The album reached number 18 on the UK Albums Chart, number 133 on the US Billboard 200, and number 34 on the Canadian RPM chart. It was ranked number 187 on Nielsen Soundscan's Canadian Top 200 Albums of 2002. In 2006, the Recording Industry Association of America (RIAA) certified it as "2× platinum" for shipping two million copies.

==Track listing==
The titles and running times are taken from the original Experience Hendrix CD US release. Other releases may show different information. Entries under "Original release" are for both the US and UK, unless otherwise indicated.

Bonus disc

The album was also released in a two-CD limited edition. The bonus disc contains eight tracks, taken from The Jimi Hendrix Experience box set (2000).

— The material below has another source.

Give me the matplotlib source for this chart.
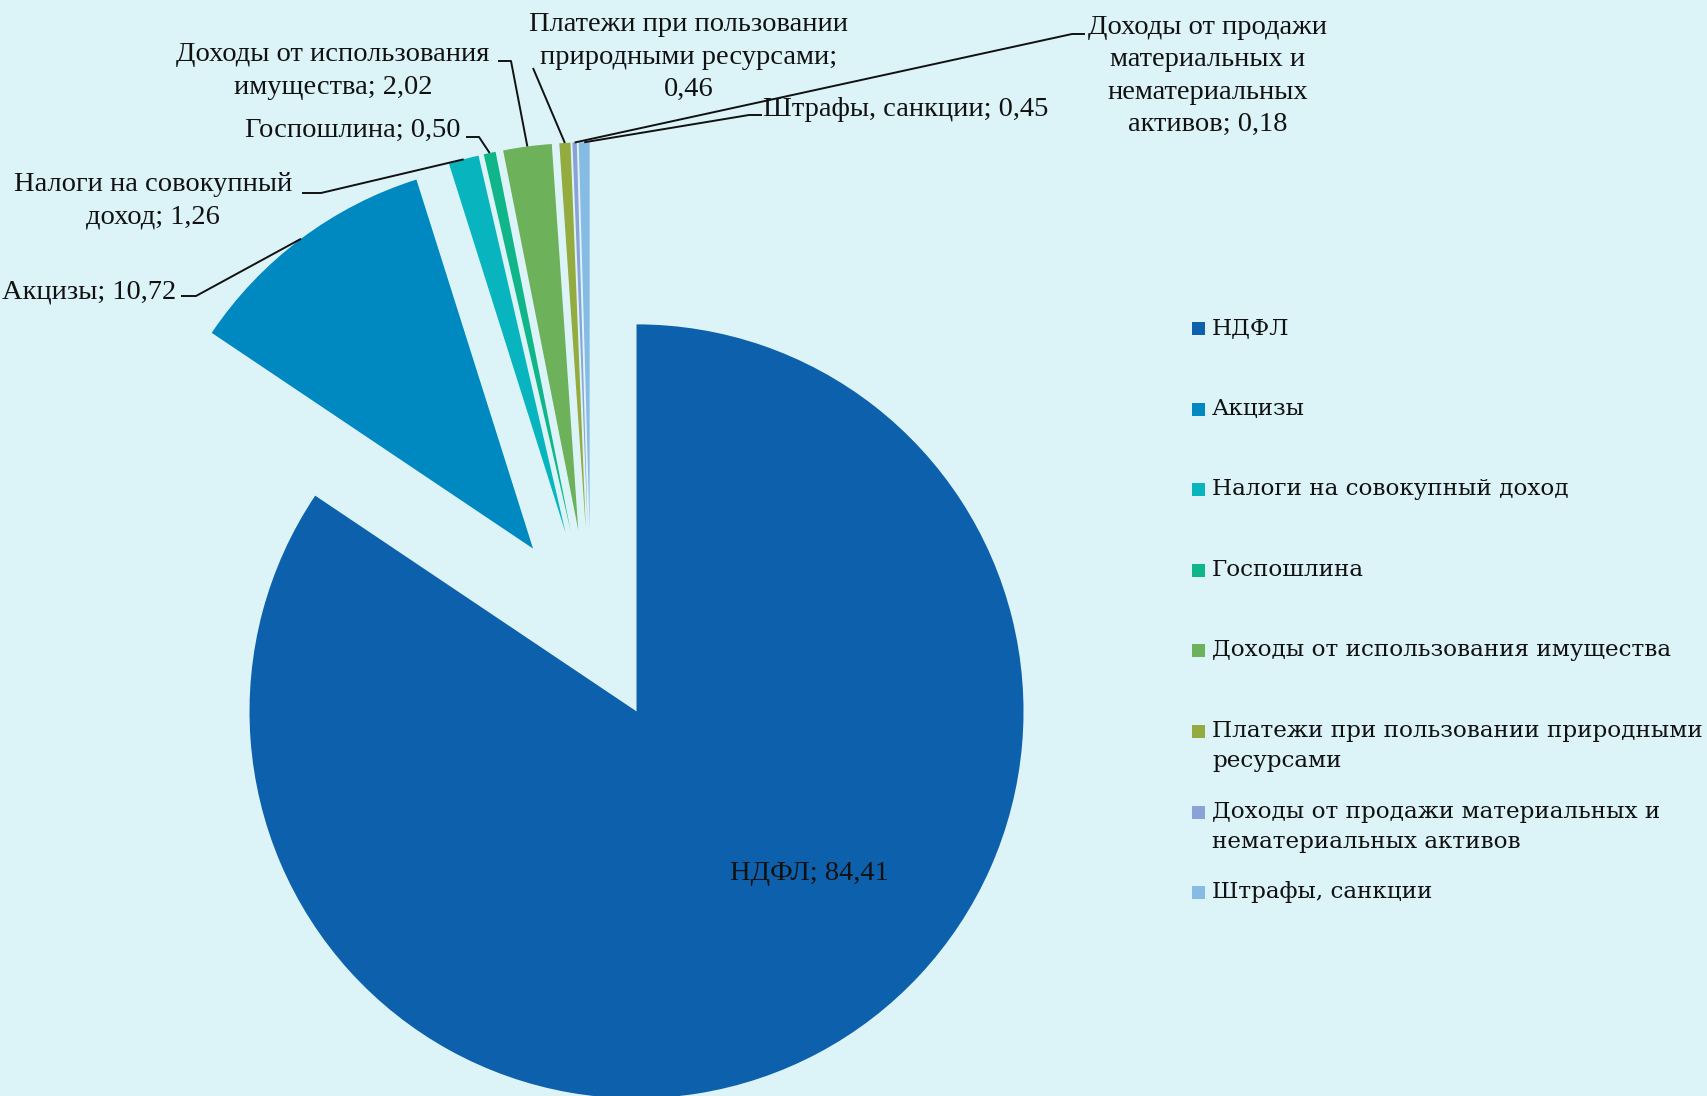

Experience Hendrix: The Best of Jimi Hendrix
| No. | Title | Original release | Length |
|---|---|---|---|
| 1. | "Purple Haze" | Single A-side | 2:51 |
| 2. | "Fire" | Are You Experienced | 2:43 |
| 3. | "The Wind Cries Mary" | Single A-side (UK), B-side (US) | 3:20 |
| 4. | "Hey Joe" (Billy Roberts) | Single A-side | 3:29 |
| 5. | "All Along the Watchtower" (Bob Dylan) | Single A-side | 3:58 |
| 6. | "Stone Free" | Single B-side of "Hey Joe" (UK) | 3:35 |
| 7. | "Crosstown Traffic" | Electric Ladyland | 2:19 |
| 8. | "Manic Depression" | Are You Experienced | 3:42 |
| 9. | "Little Wing" | Axis: Bold as Love | 2:25 |
| 10. | "If 6 Was 9" | Axis: Bold as Love | 5:34 |
| 11. | "Foxey Lady" | Are You Experienced | 3:18 |
| 12. | "Bold as Love" | Axis: Bold as Love | 4:11 |
| 13. | "Castles Made of Sand" | Axis: Bold as Love | 2:47 |
| 14. | "Red House" | Are You Experienced (UK edition) | 3:50 |
| 15. | "Voodoo Child (Slight Return)" | Electric Ladyland | 5:12 |
| 16. | "Freedom" | The Cry of Love | 3:25 |
| 17. | "Night Bird Flying" | The Cry of Love | 3:50 |
| 18. | "Angel" | The Cry of Love | 4:22 |
| 19. | "Dolly Dagger" | Rainbow Bridge | 4:45 |
| 20. | "Star Spangled Banner" (adapted by Hendrix) | Woodstock: Music from the Original Soundtrack and More (1970) | 3:46 |

Experience Hendrix bonus disc
| No. | Title | Original release | Length |
|---|---|---|---|
| 1. | "Highway Chile" (alternate recording) | The Jimi Hendrix Experience | 3:41 |
| 2. | "Gloria" (Van Morrison) | bonus single with The Essential Jimi Hendrix (UK) | 8:54 |
| 3. | "It's Too Bad" (jam recording) | The Jimi Hendrix Experience | 8:53 |
| 4. | "Spanish Castle Magic" (rehearsal recording) | The Jimi Hendrix Experience | 5:50 |
| 5. | "Hear My Train A Comin'" (rehearsal recording) | The Jimi Hendrix Experience | 6:58 |
| 6. | "Lover Man" (demo recording) | The Jimi Hendrix Experience | 2:58 |
| 7. | "I Don't Live Today" (live) | Lifelines: The Jimi Hendrix Story bonus disc | 6:34 |
| 8. | "Purple Haze" (live) | Stages disc three | 4:03 |

==Personnel==
Personnel information is taken from the original Experience Hendrix CD US release; other releases may show different information.

===Musicians===
- Jimi Hendrix – guitar, vocals; bass on "All Along the Watchtower"; piano and kazoo on "Crosstown Traffic"; glockenspiel on "Little Wing"; bass and harpsichord on "Bold as Love"; piano on "If 6 Was 9", "Freedom"
- Mitch Mitchell – drums: all tracks, except "It's Too Bad"
- Noel Redding – bass guitar: all tracks, except 5, 12, 16–20, bonus tracks 3, 6; backing vocals on "Purple Haze", "Fire", "Crosstown Traffic"
- Billy Cox – bass guitar: 16–20 and "Lover Man"
- Buddy Miles – drums: "It's Too Bad"
- Juma Sultan – percussion on "Freedom", "Dolly Dagger", "Star Spangled Banner"
- Jerry Velez – percussion on "Star Spangled Banner"
- Larry Lee – rhythm guitar on "Star Spangled Banner"
- The Breakaways – backing vocals on "Hey Joe"
- Dave Mason – acoustic guitar on "All Along the Watchtower"; backing vocals on "Crosstown Traffic"
- Arthur & Albert Allen – background vocals on "Freedom", "Dolly Dagger"

===Cover image===
- David Montgomery – photographer (front cover)

==Certifications==

| Region | Certification | Certified units/sales |
| Argentina (CAPIF) | Gold | 30,000^{^} |
| Australia (ARIA) | Gold | 35,000^{^} |
| Italy (FIMI) | Gold | 25,000^{*} |
| Norway (IFPI Norway) | Gold | 25,000^{*} |
| United Kingdom (BPI) | Platinum | 300,000^{‡} |
| United States (RIAA) | 3× Platinum | 3,000,000^{‡} |
^{*} Sales figures based on certification alone. ^{^} Shipments figures based on certification alone. ^{‡} Sales+streaming figures based on certification alone.